>> BEGIN DATASET SECTION

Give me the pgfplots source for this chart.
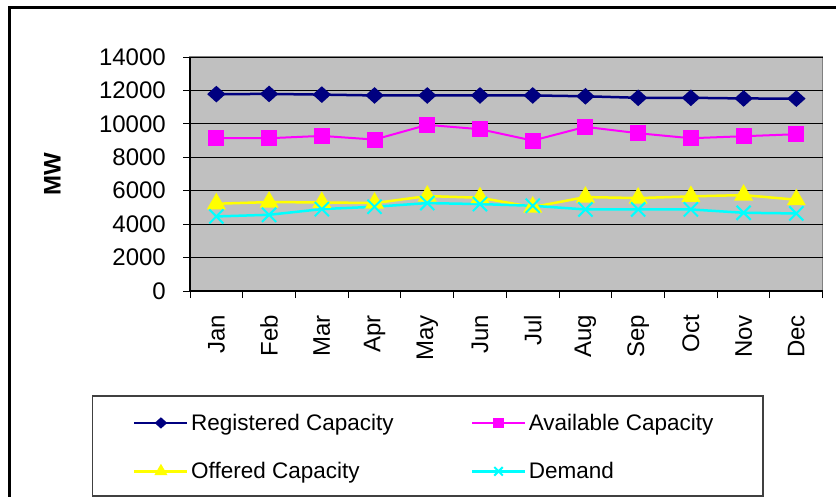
\documentclass[border=0pt]{standalone}
\usepackage{pgfplots}
\pgfplotsset{compat=1.18}
\usepackage{fontspec}
\setmainfont{Liberation Sans}
\definecolor{regc}{RGB}{0,0,128}
\definecolor{avac}{RGB}{255,0,255}
\definecolor{offc}{RGB}{255,255,0}
\definecolor{demc}{RGB}{0,255,255}
\definecolor{plotbg}{RGB}{192,192,192}
\begin{document}
\begin{tikzpicture}
\useasboundingbox (0pt,0pt) rectangle (836pt,-497pt);
\fill[white] (0pt,0pt) rectangle (836pt,-497pt);
\draw[black,line width=3pt] (9pt,-560pt) -- (9pt,-8pt) -- (900pt,-8pt);
\draw[black!75,line width=1.2pt] (92.7pt,-396pt) rectangle (763pt,-496pt);
\begin{axis}[
  at={(190pt,-291pt)}, anchor=south west,
  scale only axis, width=632.7pt, height=234pt,
  xmin=0.5, xmax=12.5, ymin=0, ymax=14000,
  axis x line*=bottom, axis y line*=left,
  axis line style={black, line width=1.3pt},
  axis background/.style={fill=plotbg, draw=black!50, line width=1.2pt},
  xtick={1,...,12},
  xticklabels={Jan,Feb,Mar,Apr,May,Jun,Jul,Aug,Sep,Oct,Nov,Dec},
  minor xtick={0.5,1.5,...,12.5},
  every major x tick/.append style={draw=none},
  ytick={0,2000,...,14000},
  scaled y ticks=false,
  tick align=outside, major tick length=7pt, minor tick length=7pt,
  tick style={black, line width=1pt},
  ymajorgrids, grid style={black, line width=1pt},
  font=\fontsize{24}{28}\selectfont,
  /pgf/number format/assume math mode=true,
  /pgf/number format/1000 sep={},
  yticklabel style={anchor=east, inner sep=0pt, xshift=-17pt},
  xticklabel style={rotate=90, anchor=east, inner sep=0pt},
  xticklabel shift=17pt,
  ylabel={\bfseries MW},
  ylabel style={at={(axis description cs:-0.2176,0.5)}, anchor=center},
  legend columns=2,
  legend style={at={(axis description cs:-0.0901,-0.525)}, anchor=north west,
    draw=none, fill=none, inner sep=0pt, row sep=30.6pt,
    nodes={inner sep=0pt, anchor=west},
    font=\fontsize{22.5}{26}\selectfont,
    /tikz/every even column/.append style={column sep=77pt},
    /tikz/every odd column/.append style={column sep=2.5pt}},
  legend image code/.code={\draw[mark repeat=2,mark phase=2,#1,every mark/.append style={scale=0.6}] plot coordinates {(0pt,0pt) (26.5pt,0pt) (53pt,0pt)};},
]
\addplot[regc, line width=2.5pt, mark=diamond*, mark size=7pt, mark options={solid, xscale=1.4, yscale=0.95}]
  coordinates {(1,11780) (2,11790) (3,11750) (4,11700) (5,11700) (6,11700) (7,11700) (8,11650) (9,11560) (10,11560) (11,11520) (12,11510)};
\addlegendentry{Registered Capacity}
\addplot[avac, line width=2pt, mark=square*, mark size=7pt, mark options={solid}]
  coordinates {(1,9140) (2,9140) (3,9280) (4,9060) (5,9940) (6,9680) (7,9000) (8,9820) (9,9440) (10,9140) (11,9260) (12,9380)};
\addlegendentry{Available Capacity}
\addplot[offc, line width=2.5pt, mark=triangle*, mark size=8.5pt, mark options={solid}]
  coordinates {(1,5220) (2,5320) (3,5300) (4,5260) (5,5680) (6,5580) (7,5020) (8,5620) (9,5560) (10,5660) (11,5740) (12,5460)};
\addlegendentry{Offered Capacity}
\addplot[demc, line width=2.5pt, mark=x, mark size=10pt, mark options={solid, line width=2pt}]
  coordinates {(1,4460) (2,4560) (3,4900) (4,5040) (5,5260) (6,5200) (7,5100) (8,4880) (9,4880) (10,4880) (11,4680) (12,4640)};
\addlegendentry{Demand}
\end{axis}
\end{tikzpicture}
\end{document}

>> END DATASET SECTION

§ WRITTEN PROBLEM:
Retype the whole listing exactly and leave the pictures out.

§ RESPONSE TO THE TASK:
Give me the pgfplots source for this chart.
\documentclass[border=0pt]{standalone}
\usepackage{pgfplots}
\pgfplotsset{compat=1.18}
\usepackage{fontspec}
\setmainfont{Liberation Sans}
\definecolor{regc}{RGB}{0,0,128}
\definecolor{avac}{RGB}{255,0,255}
\definecolor{offc}{RGB}{255,255,0}
\definecolor{demc}{RGB}{0,255,255}
\definecolor{plotbg}{RGB}{192,192,192}
\begin{document}
\begin{tikzpicture}
\useasboundingbox (0pt,0pt) rectangle (836pt,-497pt);
\fill[white] (0pt,0pt) rectangle (836pt,-497pt);
\draw[black,line width=3pt] (9pt,-560pt) -- (9pt,-8pt) -- (900pt,-8pt);
\draw[black!75,line width=1.2pt] (92.7pt,-396pt) rectangle (763pt,-496pt);
\begin{axis}[
  at={(190pt,-291pt)}, anchor=south west,
  scale only axis, width=632.7pt, height=234pt,
  xmin=0.5, xmax=12.5, ymin=0, ymax=14000,
  axis x line*=bottom, axis y line*=left,
  axis line style={black, line width=1.3pt},
  axis background/.style={fill=plotbg, draw=black!50, line width=1.2pt},
  xtick={1,...,12},
  xticklabels={Jan,Feb,Mar,Apr,May,Jun,Jul,Aug,Sep,Oct,Nov,Dec},
  minor xtick={0.5,1.5,...,12.5},
  every major x tick/.append style={draw=none},
  ytick={0,2000,...,14000},
  scaled y ticks=false,
  tick align=outside, major tick length=7pt, minor tick length=7pt,
  tick style={black, line width=1pt},
  ymajorgrids, grid style={black, line width=1pt},
  font=\fontsize{24}{28}\selectfont,
  /pgf/number format/assume math mode=true,
  /pgf/number format/1000 sep={},
  yticklabel style={anchor=east, inner sep=0pt, xshift=-17pt},
  xticklabel style={rotate=90, anchor=east, inner sep=0pt},
  xticklabel shift=17pt,
  ylabel={\bfseries MW},
  ylabel style={at={(axis description cs:-0.2176,0.5)}, anchor=center},
  legend columns=2,
  legend style={at={(axis description cs:-0.0901,-0.525)}, anchor=north west,
    draw=none, fill=none, inner sep=0pt, row sep=30.6pt,
    nodes={inner sep=0pt, anchor=west},
    font=\fontsize{22.5}{26}\selectfont,
    /tikz/every even column/.append style={column sep=77pt},
    /tikz/every odd column/.append style={column sep=2.5pt}},
  legend image code/.code={\draw[mark repeat=2,mark phase=2,#1,every mark/.append style={scale=0.6}] plot coordinates {(0pt,0pt) (26.5pt,0pt) (53pt,0pt)};},
]
\addplot[regc, line width=2.5pt, mark=diamond*, mark size=7pt, mark options={solid, xscale=1.4, yscale=0.95}]
  coordinates {(1,11780) (2,11790) (3,11750) (4,11700) (5,11700) (6,11700) (7,11700) (8,11650) (9,11560) (10,11560) (11,11520) (12,11510)};
\addlegendentry{Registered Capacity}
\addplot[avac, line width=2pt, mark=square*, mark size=7pt, mark options={solid}]
  coordinates {(1,9140) (2,9140) (3,9280) (4,9060) (5,9940) (6,9680) (7,9000) (8,9820) (9,9440) (10,9140) (11,9260) (12,9380)};
\addlegendentry{Available Capacity}
\addplot[offc, line width=2.5pt, mark=triangle*, mark size=8.5pt, mark options={solid}]
  coordinates {(1,5220) (2,5320) (3,5300) (4,5260) (5,5680) (6,5580) (7,5020) (8,5620) (9,5560) (10,5660) (11,5740) (12,5460)};
\addlegendentry{Offered Capacity}
\addplot[demc, line width=2.5pt, mark=x, mark size=10pt, mark options={solid, line width=2pt}]
  coordinates {(1,4460) (2,4560) (3,4900) (4,5040) (5,5260) (6,5200) (7,5100) (8,4880) (9,4880) (10,4880) (11,4680) (12,4640)};
\addlegendentry{Demand}
\end{axis}
\end{tikzpicture}
\end{document}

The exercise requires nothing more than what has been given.